Every packet travels independently through the network and can even take a different route to reach the same destination. Once all packets arrive, the receiving device reassembles them in the correct order. This packet-switching approach is what makes wireless networks efficient. If one packet gets lost or garbled, only that small piece needs to be resent rather than the entire file.
Types of Wireless Data Connections
Cellular Networks
Cellular data is what your phone uses when it’s not on Wi-Fi. It relies on a network of towers that blanket a region, handing your connection from one tower to the next as you move. Each generation of cellular technology has brought dramatic speed improvements. 3G networks topped out around 14 to 21 Mbps in their most advanced form. 4G pushed real-world speeds above 20 Mbps. 5G represents the biggest leap yet, with theoretical peak speeds up to 10 Gbps, roughly 100 times faster than 4G.

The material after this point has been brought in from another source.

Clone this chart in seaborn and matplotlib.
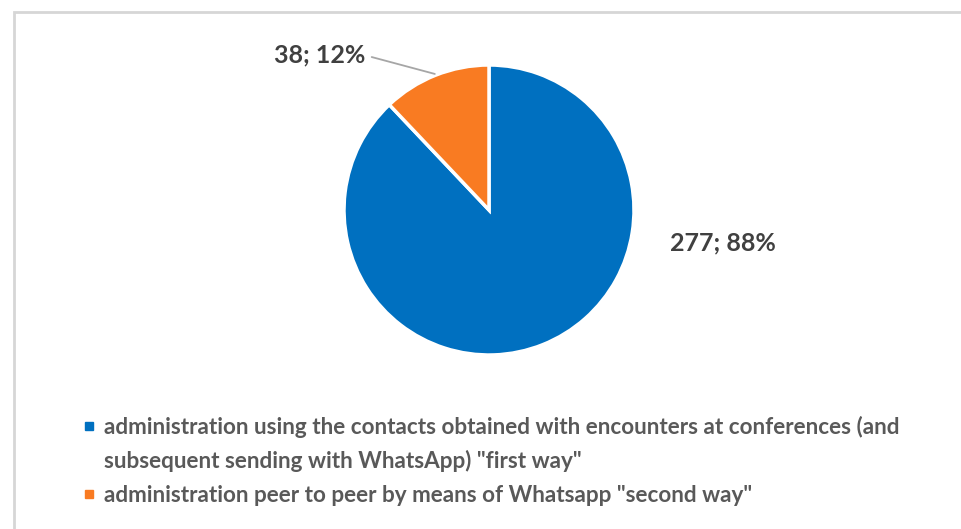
import matplotlib
matplotlib.use("Agg")
import numpy as np
import matplotlib.pyplot as plt
import seaborn as sns
from matplotlib.lines import Line2D
from matplotlib.patches import Rectangle

# =========================
# Data
# =========================
categories = [
    'administration using the contacts obtained with encounters at conferences (and',
    'administration peer to peer by means of Whatsapp "second way"',
]
extra_line = 'subsequent sending with WhatsApp) "first way"'
counts = [277, 38]
percents = [88, 12]
colors = ['#0070C0', '#F97B22']

sns.set_theme(style='white')
plt.rcParams['font.family'] = ['Lato', 'DejaVu Sans']

fig = plt.figure(figsize=(9.61, 5.29), dpi=100)
W, H = 961, 529

# frame like the office chart area
fig.patches.append(Rectangle((14 / W, -0.1), 1.1, (529 - 12) / H + 0.1,
                             transform=fig.transFigure, fill=False,
                             edgecolor='#d6d6d6', linewidth=2))

# pie axes: centre (489, 210), radius 145 px
ax = fig.add_axes([(489 - 145) / W, (529 - 355) / H, 290 / W, 290 / H])
wedges, _ = ax.pie(counts, colors=colors, startangle=90, counterclock=False,
                   radius=1, wedgeprops=dict(edgecolor='white', linewidth=2.5))
ax.set_xlim(-1, 1)
ax.set_ylim(-1, 1)
ax.set_aspect('equal')
ax.axis('off')

lab = [f'{c}; {p}%' for c, p in zip(counts, percents)]
ax.text(1.61, -0.23, lab[0], ha='center', va='center', fontsize=18,
        fontweight='bold', color='#404040')

# orange label with leader line
w = wedges[1]
mid = np.deg2rad((w.theta1 + w.theta2) / 2)
ex, ey = 1.01 * np.cos(mid), 1.01 * np.sin(mid)
ax.annotate(lab[1], xy=(ex, ey), xytext=(-0.85, 1.07), ha='right', va='center',
            fontsize=18, fontweight='bold', color='#404040',
            arrowprops=dict(arrowstyle='-', color='#a6a6a6', lw=1.3,
                            shrinkA=2, shrinkB=0,
                            connectionstyle='angle,angleA=0,angleB=-15,rad=0'),
            annotation_clip=False)

# legend
handles = [
    Line2D([], [], marker='s', linestyle='', markersize=6, color=colors[0]),
    Line2D([], [], marker='s', linestyle='', markersize=6, color='none'),
    Line2D([], [], marker='s', linestyle='', markersize=6, color=colors[1]),
]
labels = [categories[0], extra_line, categories[1]]
leg = fig.legend(handles, labels, loc='upper left',
                 bbox_to_anchor=(82 / W, (529 - 416) / H),
                 frameon=False, handlelength=0.6, handletextpad=0.4,
                 labelspacing=0.55, borderpad=0, borderaxespad=0,
                 prop=dict(size=16.2, weight='bold'), labelcolor='#595959')

plt.savefig('out.png', dpi=100)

These speeds matter for more than just faster downloads. Lower latency (the delay between sending a request and getting a response) enables real-time applications like video calls, online gaming, and remote equipment control that older networks couldn’t reliably support.
Wi-Fi
Wi-Fi is the wireless standard most people use at home and in offices. It operates over short range, typically covering a building or a portion of a public space, using unlicensed radio frequencies in the 2.4 GHz, 5 GHz, and now 6 GHz bands. The latest standard, Wi-Fi 7 (formally IEEE 802.11be), supports a maximum throughput of at least 30 Gbps and can operate across all three frequency bands simultaneously. That’s fast enough to transfer a full-length 4K movie in seconds under ideal conditions.

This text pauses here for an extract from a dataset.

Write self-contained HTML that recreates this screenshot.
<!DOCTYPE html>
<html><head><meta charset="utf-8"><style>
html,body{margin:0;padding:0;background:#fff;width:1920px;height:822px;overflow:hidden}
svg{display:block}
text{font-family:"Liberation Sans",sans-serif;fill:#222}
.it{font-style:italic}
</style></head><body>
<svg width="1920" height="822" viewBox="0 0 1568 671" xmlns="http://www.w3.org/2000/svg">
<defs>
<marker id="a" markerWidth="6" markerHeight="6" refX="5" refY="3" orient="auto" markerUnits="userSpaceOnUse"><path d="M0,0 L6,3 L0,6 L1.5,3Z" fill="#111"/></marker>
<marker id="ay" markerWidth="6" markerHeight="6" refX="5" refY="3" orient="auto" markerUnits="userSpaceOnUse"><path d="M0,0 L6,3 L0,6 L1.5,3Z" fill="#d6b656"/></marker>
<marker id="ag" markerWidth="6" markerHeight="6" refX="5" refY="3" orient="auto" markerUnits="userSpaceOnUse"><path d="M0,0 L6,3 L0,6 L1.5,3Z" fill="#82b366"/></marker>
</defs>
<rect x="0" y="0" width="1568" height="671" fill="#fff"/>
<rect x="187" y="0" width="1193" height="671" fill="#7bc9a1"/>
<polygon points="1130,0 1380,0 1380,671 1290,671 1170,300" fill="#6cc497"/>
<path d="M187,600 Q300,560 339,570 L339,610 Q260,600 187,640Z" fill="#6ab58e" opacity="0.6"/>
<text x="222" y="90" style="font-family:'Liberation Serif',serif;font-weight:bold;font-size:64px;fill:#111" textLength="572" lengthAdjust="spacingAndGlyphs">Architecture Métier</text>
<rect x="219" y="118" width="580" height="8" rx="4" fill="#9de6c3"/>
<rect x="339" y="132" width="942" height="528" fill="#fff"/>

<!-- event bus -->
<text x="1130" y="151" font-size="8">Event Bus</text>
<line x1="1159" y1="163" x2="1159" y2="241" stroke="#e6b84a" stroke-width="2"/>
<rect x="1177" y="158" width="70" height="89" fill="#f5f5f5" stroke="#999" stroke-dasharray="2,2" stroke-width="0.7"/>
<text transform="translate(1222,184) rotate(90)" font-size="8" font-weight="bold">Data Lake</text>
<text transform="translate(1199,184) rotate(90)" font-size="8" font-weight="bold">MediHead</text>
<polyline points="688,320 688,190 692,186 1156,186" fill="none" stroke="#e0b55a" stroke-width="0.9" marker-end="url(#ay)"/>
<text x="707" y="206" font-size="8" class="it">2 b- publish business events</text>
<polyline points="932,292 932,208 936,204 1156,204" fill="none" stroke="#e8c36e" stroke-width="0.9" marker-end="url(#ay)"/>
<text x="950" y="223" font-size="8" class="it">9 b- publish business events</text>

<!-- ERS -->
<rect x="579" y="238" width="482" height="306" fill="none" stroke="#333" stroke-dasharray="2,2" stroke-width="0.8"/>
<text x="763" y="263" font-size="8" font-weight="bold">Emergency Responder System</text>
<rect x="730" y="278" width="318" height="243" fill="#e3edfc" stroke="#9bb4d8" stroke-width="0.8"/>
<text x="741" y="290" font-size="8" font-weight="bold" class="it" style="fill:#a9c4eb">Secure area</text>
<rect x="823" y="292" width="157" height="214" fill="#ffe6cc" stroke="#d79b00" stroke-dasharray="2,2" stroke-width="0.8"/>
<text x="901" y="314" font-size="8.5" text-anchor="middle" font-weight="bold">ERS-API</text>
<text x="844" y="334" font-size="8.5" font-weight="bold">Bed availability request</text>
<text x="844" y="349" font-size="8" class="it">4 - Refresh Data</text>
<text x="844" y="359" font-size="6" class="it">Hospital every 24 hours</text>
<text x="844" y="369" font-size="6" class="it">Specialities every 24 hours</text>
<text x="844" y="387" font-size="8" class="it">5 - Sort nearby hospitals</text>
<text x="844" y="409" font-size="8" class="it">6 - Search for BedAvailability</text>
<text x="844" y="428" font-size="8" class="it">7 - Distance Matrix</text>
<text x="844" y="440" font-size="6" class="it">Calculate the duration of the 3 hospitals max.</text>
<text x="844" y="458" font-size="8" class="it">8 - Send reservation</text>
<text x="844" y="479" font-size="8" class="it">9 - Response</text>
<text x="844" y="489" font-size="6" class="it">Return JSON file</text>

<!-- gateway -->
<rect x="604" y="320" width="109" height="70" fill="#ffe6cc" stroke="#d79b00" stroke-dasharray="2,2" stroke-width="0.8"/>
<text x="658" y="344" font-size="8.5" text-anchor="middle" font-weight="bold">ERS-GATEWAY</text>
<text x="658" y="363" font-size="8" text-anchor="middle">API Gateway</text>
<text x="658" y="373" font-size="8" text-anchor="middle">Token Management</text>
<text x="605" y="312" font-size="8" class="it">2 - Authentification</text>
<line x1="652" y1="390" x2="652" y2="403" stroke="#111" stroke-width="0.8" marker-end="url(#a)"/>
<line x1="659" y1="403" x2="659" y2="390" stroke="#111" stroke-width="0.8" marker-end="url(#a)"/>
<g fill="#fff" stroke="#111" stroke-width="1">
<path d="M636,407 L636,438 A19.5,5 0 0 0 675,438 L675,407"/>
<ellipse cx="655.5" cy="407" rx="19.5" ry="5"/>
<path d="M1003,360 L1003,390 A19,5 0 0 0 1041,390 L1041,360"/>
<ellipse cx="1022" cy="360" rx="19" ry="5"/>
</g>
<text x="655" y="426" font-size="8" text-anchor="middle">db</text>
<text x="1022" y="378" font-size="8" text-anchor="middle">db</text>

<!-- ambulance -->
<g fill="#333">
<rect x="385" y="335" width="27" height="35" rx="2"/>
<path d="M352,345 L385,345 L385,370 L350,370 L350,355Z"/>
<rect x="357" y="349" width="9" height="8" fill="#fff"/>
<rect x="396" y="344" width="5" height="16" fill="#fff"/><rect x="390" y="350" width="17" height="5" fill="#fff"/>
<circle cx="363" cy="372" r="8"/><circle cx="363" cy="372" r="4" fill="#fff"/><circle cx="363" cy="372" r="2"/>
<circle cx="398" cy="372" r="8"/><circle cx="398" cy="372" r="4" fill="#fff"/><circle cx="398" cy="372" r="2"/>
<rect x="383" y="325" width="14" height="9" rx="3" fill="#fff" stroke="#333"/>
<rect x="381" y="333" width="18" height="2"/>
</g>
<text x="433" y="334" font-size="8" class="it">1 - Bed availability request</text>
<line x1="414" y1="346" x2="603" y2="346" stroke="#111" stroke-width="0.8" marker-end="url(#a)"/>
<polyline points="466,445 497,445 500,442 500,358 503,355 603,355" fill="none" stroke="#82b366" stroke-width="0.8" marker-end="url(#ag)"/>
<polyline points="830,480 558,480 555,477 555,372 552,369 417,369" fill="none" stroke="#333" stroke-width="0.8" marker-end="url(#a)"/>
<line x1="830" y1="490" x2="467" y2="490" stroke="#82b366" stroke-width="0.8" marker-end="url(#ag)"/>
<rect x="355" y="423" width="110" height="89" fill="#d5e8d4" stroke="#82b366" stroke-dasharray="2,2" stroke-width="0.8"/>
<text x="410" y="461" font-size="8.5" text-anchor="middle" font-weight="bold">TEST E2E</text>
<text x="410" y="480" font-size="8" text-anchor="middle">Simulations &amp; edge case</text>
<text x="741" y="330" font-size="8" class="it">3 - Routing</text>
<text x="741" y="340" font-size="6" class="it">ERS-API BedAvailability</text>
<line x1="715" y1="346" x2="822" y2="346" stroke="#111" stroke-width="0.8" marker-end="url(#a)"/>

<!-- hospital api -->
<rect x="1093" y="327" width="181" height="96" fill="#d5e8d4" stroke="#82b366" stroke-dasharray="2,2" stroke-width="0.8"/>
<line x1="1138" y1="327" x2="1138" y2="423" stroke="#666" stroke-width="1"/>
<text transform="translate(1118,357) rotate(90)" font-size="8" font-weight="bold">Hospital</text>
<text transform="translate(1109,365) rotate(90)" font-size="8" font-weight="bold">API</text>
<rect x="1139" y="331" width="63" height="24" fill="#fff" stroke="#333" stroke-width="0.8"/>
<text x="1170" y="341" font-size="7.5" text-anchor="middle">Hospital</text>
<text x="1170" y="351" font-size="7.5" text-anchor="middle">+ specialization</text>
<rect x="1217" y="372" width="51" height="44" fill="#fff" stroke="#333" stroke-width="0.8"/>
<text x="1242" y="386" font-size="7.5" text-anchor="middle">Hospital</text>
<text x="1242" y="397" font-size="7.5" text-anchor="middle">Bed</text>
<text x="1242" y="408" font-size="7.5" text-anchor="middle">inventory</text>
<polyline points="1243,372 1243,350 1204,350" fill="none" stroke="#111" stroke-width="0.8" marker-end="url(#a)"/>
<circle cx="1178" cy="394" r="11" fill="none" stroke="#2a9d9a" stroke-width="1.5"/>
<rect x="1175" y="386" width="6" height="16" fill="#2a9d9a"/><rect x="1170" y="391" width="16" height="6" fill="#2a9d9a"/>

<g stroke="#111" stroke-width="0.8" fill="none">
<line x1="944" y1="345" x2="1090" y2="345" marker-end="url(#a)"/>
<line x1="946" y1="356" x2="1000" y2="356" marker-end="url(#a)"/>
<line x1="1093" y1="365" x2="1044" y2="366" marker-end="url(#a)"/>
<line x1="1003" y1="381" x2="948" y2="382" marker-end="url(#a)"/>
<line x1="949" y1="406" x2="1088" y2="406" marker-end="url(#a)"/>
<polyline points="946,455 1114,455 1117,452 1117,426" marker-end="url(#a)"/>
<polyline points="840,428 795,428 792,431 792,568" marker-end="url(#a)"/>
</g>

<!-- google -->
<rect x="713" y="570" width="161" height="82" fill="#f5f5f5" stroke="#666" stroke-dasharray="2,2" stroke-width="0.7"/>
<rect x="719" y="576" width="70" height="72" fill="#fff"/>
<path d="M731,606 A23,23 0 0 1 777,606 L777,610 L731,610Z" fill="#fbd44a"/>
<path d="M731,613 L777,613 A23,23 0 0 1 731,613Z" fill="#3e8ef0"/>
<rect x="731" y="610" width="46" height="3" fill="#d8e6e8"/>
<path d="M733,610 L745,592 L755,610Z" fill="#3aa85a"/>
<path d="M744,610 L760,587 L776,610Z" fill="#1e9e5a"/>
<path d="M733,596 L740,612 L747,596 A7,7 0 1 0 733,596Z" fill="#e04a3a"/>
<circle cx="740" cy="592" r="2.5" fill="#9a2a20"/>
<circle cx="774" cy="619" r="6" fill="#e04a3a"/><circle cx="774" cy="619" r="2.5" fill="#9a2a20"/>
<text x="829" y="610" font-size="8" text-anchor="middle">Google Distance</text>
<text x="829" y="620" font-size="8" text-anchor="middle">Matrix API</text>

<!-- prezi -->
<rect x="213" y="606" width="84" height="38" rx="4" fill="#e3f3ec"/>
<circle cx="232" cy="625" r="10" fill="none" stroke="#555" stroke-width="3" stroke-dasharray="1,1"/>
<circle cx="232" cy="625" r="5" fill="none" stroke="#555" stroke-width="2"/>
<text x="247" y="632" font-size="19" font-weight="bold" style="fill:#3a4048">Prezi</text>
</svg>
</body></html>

The tradeoff with Wi-Fi is range. Walls, floors, and distance weaken the signal quickly, which is why a single router rarely covers a large home evenly.
Satellite Internet
For areas without cell towers or cable infrastructure, satellite internet beams wireless data from orbit. Older geostationary satellites sit about 36,000 km above Earth and suffer from high latency, often 600 to 3,000 milliseconds round trip. That delay makes video calls choppy and online gaming nearly impossible.
Low Earth orbit (LEO) satellite constellations like Starlink orbit much closer, around 550 km up, and cut latency dramatically. Measured latency on LEO systems typically falls between 20 and 100 milliseconds, with stable conditions narrowing that to 25 to 35 ms. Download speeds range from 100 to 250 Mbps, making LEO satellite internet competitive with many ground-based broadband connections for the first time.
The Radio Spectrum and Why Frequencies Matter
All wireless data travels on specific slices of the electromagnetic spectrum. Governments regulate which frequencies can be used for what purpose. In the United States, the FCC assigns frequency bands to cellular carriers through licensed auctions, while designating other bands as unlicensed for technologies like Wi-Fi, Bluetooth, and baby monitors. The familiar 2.4 GHz band your router uses, for example, is an unlicensed slice of spectrum shared by millions of devices.
Lower frequencies travel farther and penetrate walls better but carry less data per second. Higher frequencies (like the millimeter wave bands used by some 5G networks) carry enormous amounts of data but struggle to pass through obstacles and fade over short distances. This is why 5G coverage can vary block by block in a city, while an older 4G signal might reach you deep inside a building.
How Wireless Data Stays Secure
Because radio waves travel through open air, anyone with the right equipment could theoretically intercept them. Encryption solves this by scrambling data so that only your device and the intended recipient can read it.
On Wi-Fi networks, the current standard is WPA3, which strengthens protections against password-guessing attacks and requires the use of Protected Management Frames to prevent certain types of eavesdropping. WPA3 also disallows older, weaker security protocols that previous generations permitted. For public hotspots that don’t require a password, a technology called Wi-Fi Enhanced Open provides automatic data encryption without requiring you to enter anything. It’s not as strong as a password-protected network, but it’s a significant improvement over the completely unprotected open networks that were standard for years.
Cellular data is encrypted between your phone and the cell tower by default. The encryption strength varies by network generation, with 5G implementing the most robust protections to date.
How Much Wireless Data People Actually Use
Global wireless data consumption has grown exponentially. By the third quarter of 2024, the world’s mobile networks carried roughly 157 exabytes of data per month, with the average smartphone using 21.6 GB monthly. To put that in perspective, 21.6 GB is enough to stream roughly 20 hours of standard-definition video or attend dozens of hour-long video calls.
Video streaming drives the bulk of this consumption, followed by social media, web browsing, and cloud storage syncing. As video quality climbs from HD to 4K and as more devices (cars, appliances, wearables) connect wirelessly, per-device data usage is expected to keep rising, which is precisely why each new generation of wireless technology focuses on increasing both speed and network capacity.